The evening before, helmet, food and water bottles are neatly lined up in the hall. I’ve worked out we’ll have to get up at 5am to drive to Wooler, so every task carried out the night before equals five more minutes in bed.

The ride seems incredibly well-organised. The detailed pre-ride information even includes instructions on what to do in the event of an encounter with a wild animal. It says if I collide with a deer it will hurt.

After the hustle and bustle of the registration area, there’s an almost eerie silence as I ride to the start line through the empty livestock pens. A handful of the event organisers are on hand to cheer us on our way. One of them has brought a cowbell. I like this event already.

The well-signed route takes us through north Northumberland, with tantalising views across to Holy Island and Lindisfarne Castle and then briefly across the border into Scotland. It’s fairly lumpy; 1400 metres of climbing in total. When I saw all the people signing on at the start I imagined we’d be riding in some kind of huge, meandering peleton, but actually we have plenty of space and only really catch up with groups of other riders when we reach a climb. The roads are, on the whole, incredibly quiet. I manage not to collide with any wild animals.
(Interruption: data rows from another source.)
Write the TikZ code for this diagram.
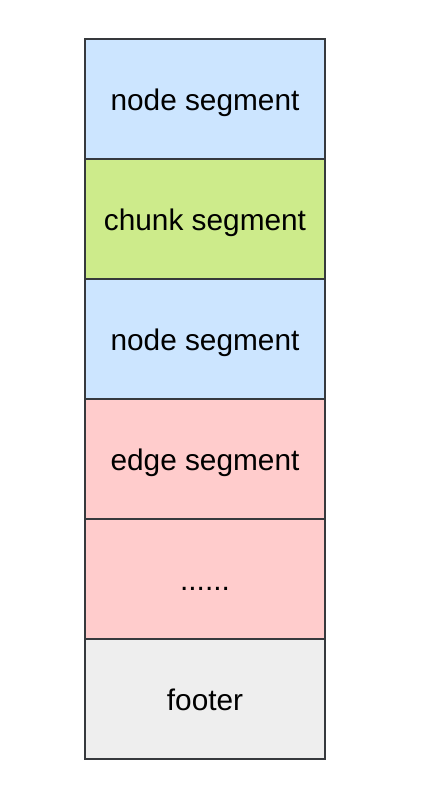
\documentclass[tikz,border=0pt]{standalone}
\usepackage{fontspec}
\setmainfont{Liberation Sans}
\usetikzlibrary{positioning}
\definecolor{segline}{HTML}{36393D}
\definecolor{nodeblue}{HTML}{CCE5FF}
\definecolor{chunkgreen}{HTML}{CDEB8B}
\definecolor{edgered}{HTML}{FFCCCC}
\definecolor{footergrey}{HTML}{EEEEEE}
\begin{document}
\begin{tikzpicture}[x=1pt,y=1pt,
segment/.style={rectangle, draw=segline, line width=2pt, minimum width=240pt, minimum height=120pt, outer sep=0pt, inner sep=0pt, text height=26pt, text depth=3pt, font=\fontsize{29.8}{34}\selectfont},
bluesquarednode/.style={segment, fill=nodeblue},
greensquarednode/.style={segment, fill=chunkgreen},
redsquarednode/.style={segment, fill=edgered},
greysquarednode/.style={segment, fill=footergrey}
]
\useasboundingbox (0,0) rectangle (424,-798);
%Nodes
\node[bluesquarednode] at (205,-99) (NODE-1) {node segment};
\node[greensquarednode, below=0pt of NODE-1] (CHUNK) {chunk segment};
\node[bluesquarednode, below=0pt of CHUNK] (NODE-2) {node segment};
\node[redsquarednode, below=0pt of NODE-2] (EDGE-1) {edge segment};
\node[redsquarednode, below=0pt of EDGE-1] (EDGE-2) {......};
\node[greysquarednode, below=0pt of EDGE-2] (FOOTER) {footer};
\end{tikzpicture}
\end{document}
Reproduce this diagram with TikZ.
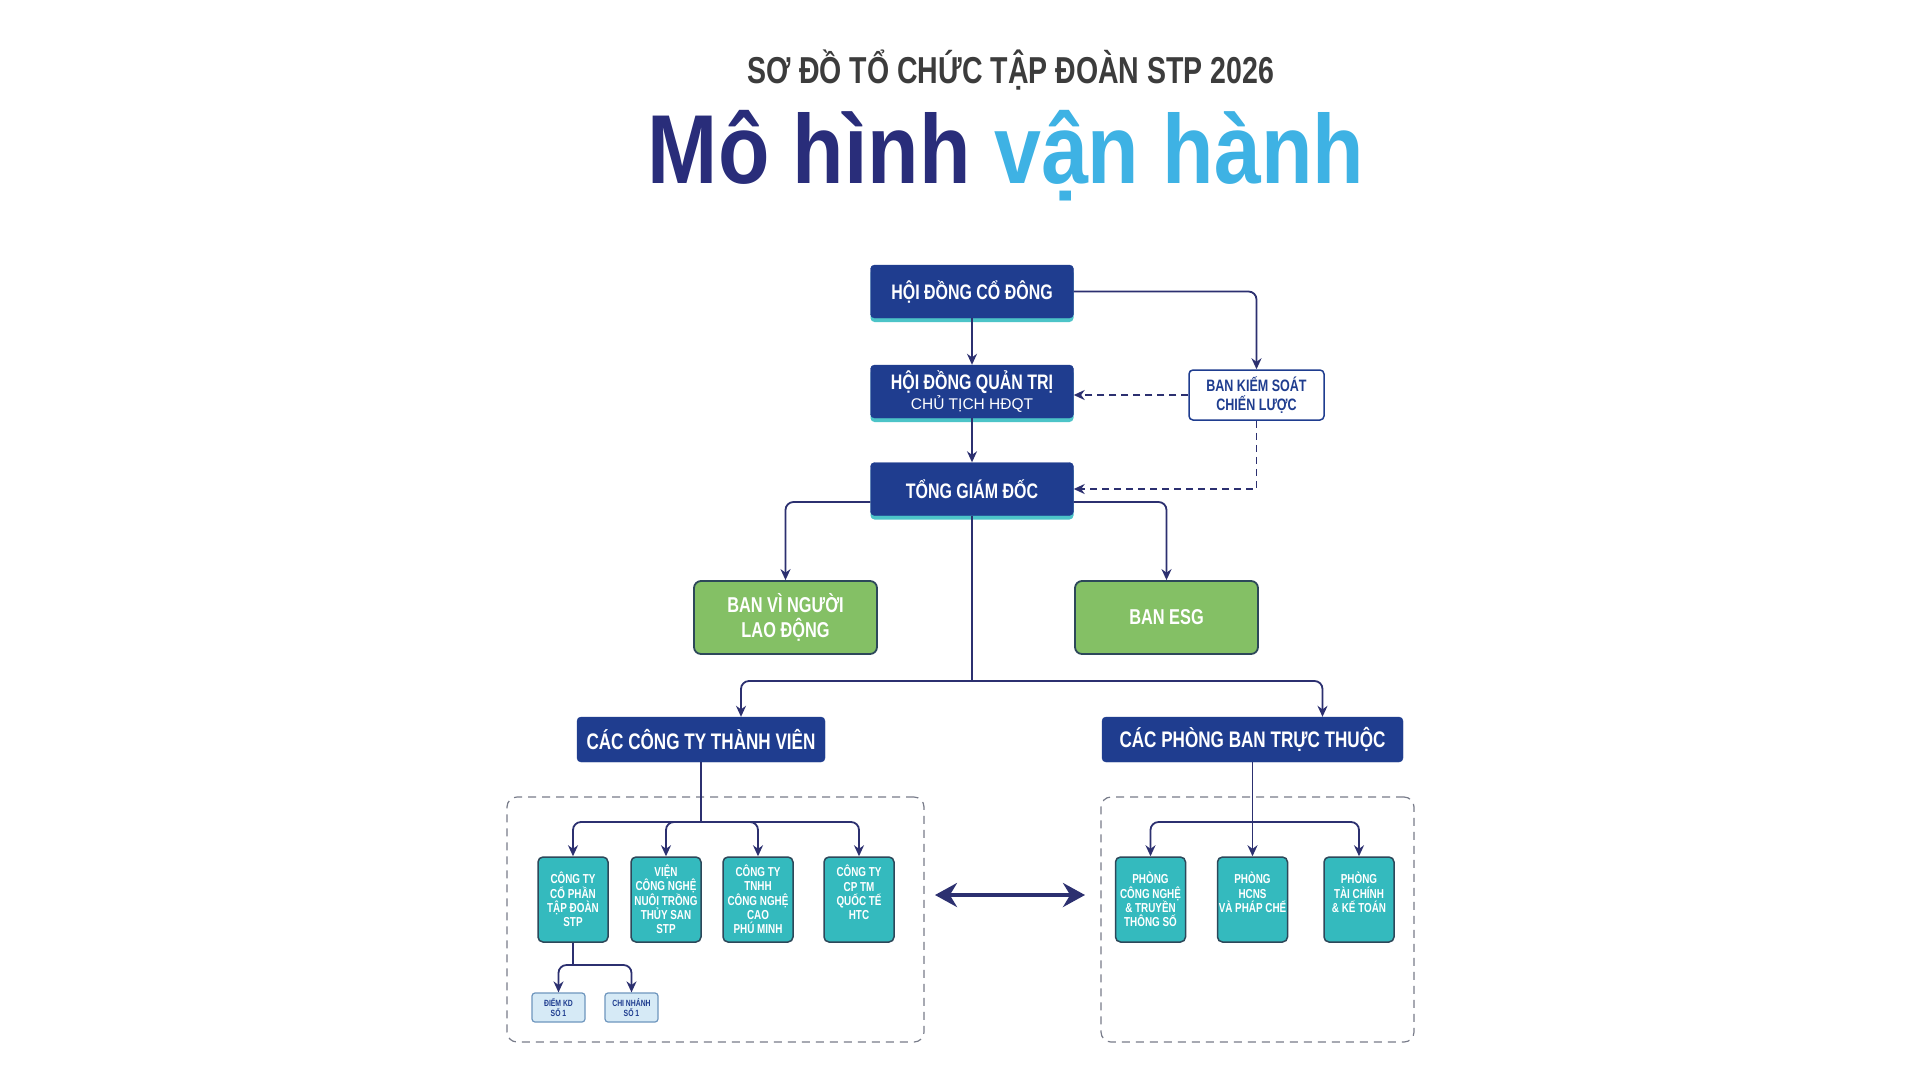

The first 40km seem to fly by with a few short climbs to warm up the legs. When we reach the top of the first big climb we find a friendly marshal dispensing words of encouragement and jelly babies. Photographers pop up occasionally along the route, but smile at your peril; there are a lot of flies about. After about 50km we reach the first feed station. I feel I should apologise to any riders who arrived there after me to find seriously depleted stocks of flapjack. I may have had more than my fair share. But it was delicious.

I’m impressed with the route. Just enough climbs to be challenging but with some welcome downhill sections towards the end. It’s only when the headwind kicks in that I start to feel tired. Luckily, I’ve brought along my very own domestique to give me a tow. After a raid across the border into Scotland for more flapjack and bananas, we’re on the home straight. I put my head down and plough through the last few, flat miles back to Wooler and cross the line to find I’ve completed the 106km ride in four hours and 11 minutes, which isn’t too shabby. Back at the livestock market hot soup and cups of tea are being dished out. Meanwhile outside, in one of the cattle pens, free massages are on offer to ease aching muscles.  

There was really only one thing about the day that made me unhappy. Why do some cyclists think it is ok to drop their gel wrappers in the road? If, after consuming your gel, you can’t even muster up the energy to put the wrapper back in your pocket then perhaps you need to train harder.

Top marks go to the volunteer marshals who stood for hours at road junctions, everyone at the feed stations who filled our water bottles and the young lad who slipped us extra portions of flapjack. I’m sure there’s a lot of time given to making sure these rides go smoothly, and what you see on the day is only a small part of it.

So if you’re looking for a friendly, well organised sportive on quiet roads in beautiful surroundings then you can’t go wrong with the Wooler Wheel. According a leaflet in my goody bag there’s a Wooler Wheel Classic planned for October. Plenty of time to get training then.